St Luke's Church is in the village of Dunham on the Hill, Cheshire, England. It is an active Anglican parish church in the deanery of Frodsham, the archdeaconry of Chester, and the diocese of Chester. Its benefice is combined with that of St Paul, Helsby. The church is recorded in the National Heritage List for England as a designated Grade II listed building.

==History==

The foundation stone of the church was laid on 22 May 1860. The church was designed by James Harrison. It was consecrated on 18 October 1861, and was originally a chapel of ease in the parish of St Mary, Thornton-le-Moors. The estimated cost was £800 (equivalent to £ in ).

==Architecture==

St Luke's is constructed in sandstone with a slate roof. The architectural style is that of the early 14th century. Its plan consists of a three-bay nave with a south porch, and a chancel with north and south vestries. At the west end is a bellcote. The windows along the sides of the nave have two lights, the east window has three, and the west window four lights. Inside the porch are three niches. There are stone cross finials at the east ends of the nave and the chancel.

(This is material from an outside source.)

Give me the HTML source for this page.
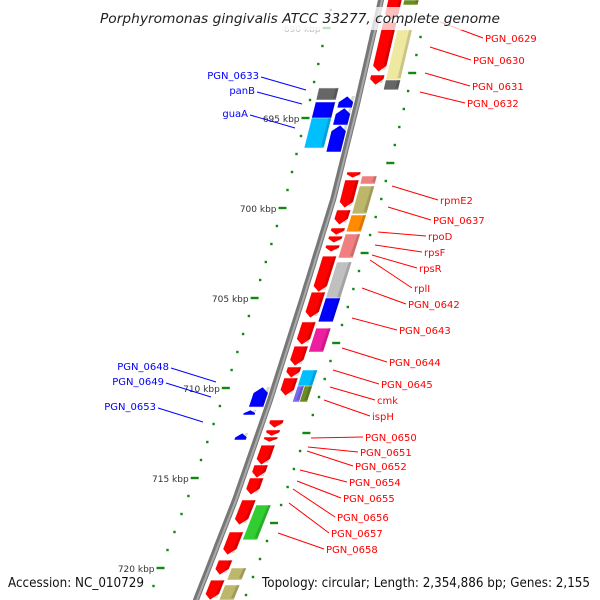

Inside the church is a wooden screen with linenfold panelling. The stone font is dated 1863, and consists of an octagonal bowl on an octagonal pedestal. The wooden pulpit is also octagonal. In the church is an elaborate hanging gilt cross that was moved here from Chester Cathedral in 1921. It was designed by George Gilbert Scott and made by Skidmore of Coventry. The stained glass in the east window, dating from about 1878, was made by Shrigley and Hunt and designed by Carl Almquist.